■ Your instructions
Can you copy out the data exactly? Leave the images out.

<<<<

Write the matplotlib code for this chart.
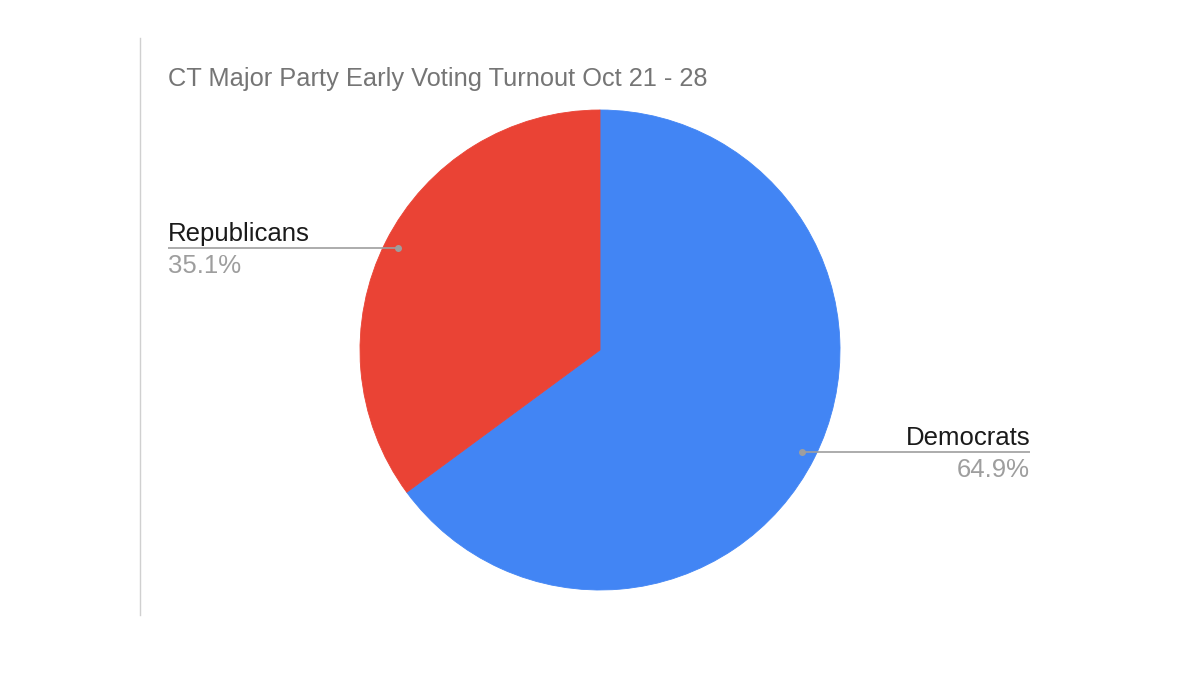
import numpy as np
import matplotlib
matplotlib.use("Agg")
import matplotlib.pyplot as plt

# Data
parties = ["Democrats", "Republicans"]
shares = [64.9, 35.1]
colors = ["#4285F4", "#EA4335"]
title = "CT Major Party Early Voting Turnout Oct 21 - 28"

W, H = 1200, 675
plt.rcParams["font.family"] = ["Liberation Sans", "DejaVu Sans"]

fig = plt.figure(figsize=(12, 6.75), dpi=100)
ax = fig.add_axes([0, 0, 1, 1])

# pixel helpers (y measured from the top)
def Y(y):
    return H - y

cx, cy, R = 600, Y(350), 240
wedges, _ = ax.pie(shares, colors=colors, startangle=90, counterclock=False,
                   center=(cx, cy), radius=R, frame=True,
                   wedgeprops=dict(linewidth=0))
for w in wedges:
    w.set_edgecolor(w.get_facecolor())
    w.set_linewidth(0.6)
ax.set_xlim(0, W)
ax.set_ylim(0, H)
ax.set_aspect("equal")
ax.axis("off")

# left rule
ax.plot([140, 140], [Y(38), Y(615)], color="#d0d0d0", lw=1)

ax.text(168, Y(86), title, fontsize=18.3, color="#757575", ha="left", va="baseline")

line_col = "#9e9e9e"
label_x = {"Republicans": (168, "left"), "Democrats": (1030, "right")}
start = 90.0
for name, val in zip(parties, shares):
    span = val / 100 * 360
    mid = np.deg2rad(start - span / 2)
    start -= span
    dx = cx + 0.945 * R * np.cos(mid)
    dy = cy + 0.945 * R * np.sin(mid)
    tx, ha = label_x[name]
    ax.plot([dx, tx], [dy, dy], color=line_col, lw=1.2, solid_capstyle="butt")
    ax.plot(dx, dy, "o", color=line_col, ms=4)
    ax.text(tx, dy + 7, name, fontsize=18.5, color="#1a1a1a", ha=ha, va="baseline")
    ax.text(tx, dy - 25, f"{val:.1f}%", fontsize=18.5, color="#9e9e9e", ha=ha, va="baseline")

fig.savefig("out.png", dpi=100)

>>>>

■ Completed exercise
Write the matplotlib code for this chart.
import numpy as np
import matplotlib
matplotlib.use("Agg")
import matplotlib.pyplot as plt

# Data
parties = ["Democrats", "Republicans"]
shares = [64.9, 35.1]
colors = ["#4285F4", "#EA4335"]
title = "CT Major Party Early Voting Turnout Oct 21 - 28"

W, H = 1200, 675
plt.rcParams["font.family"] = ["Liberation Sans", "DejaVu Sans"]

fig = plt.figure(figsize=(12, 6.75), dpi=100)
ax = fig.add_axes([0, 0, 1, 1])

# pixel helpers (y measured from the top)
def Y(y):
    return H - y

cx, cy, R = 600, Y(350), 240
wedges, _ = ax.pie(shares, colors=colors, startangle=90, counterclock=False,
                   center=(cx, cy), radius=R, frame=True,
                   wedgeprops=dict(linewidth=0))
for w in wedges:
    w.set_edgecolor(w.get_facecolor())
    w.set_linewidth(0.6)
ax.set_xlim(0, W)
ax.set_ylim(0, H)
ax.set_aspect("equal")
ax.axis("off")

# left rule
ax.plot([140, 140], [Y(38), Y(615)], color="#d0d0d0", lw=1)

ax.text(168, Y(86), title, fontsize=18.3, color="#757575", ha="left", va="baseline")

line_col = "#9e9e9e"
label_x = {"Republicans": (168, "left"), "Democrats": (1030, "right")}
start = 90.0
for name, val in zip(parties, shares):
    span = val / 100 * 360
    mid = np.deg2rad(start - span / 2)
    start -= span
    dx = cx + 0.945 * R * np.cos(mid)
    dy = cy + 0.945 * R * np.sin(mid)
    tx, ha = label_x[name]
    ax.plot([dx, tx], [dy, dy], color=line_col, lw=1.2, solid_capstyle="butt")
    ax.plot(dx, dy, "o", color=line_col, ms=4)
    ax.text(tx, dy + 7, name, fontsize=18.5, color="#1a1a1a", ha=ha, va="baseline")
    ax.text(tx, dy - 25, f"{val:.1f}%", fontsize=18.5, color="#9e9e9e", ha=ha, va="baseline")

fig.savefig("out.png", dpi=100)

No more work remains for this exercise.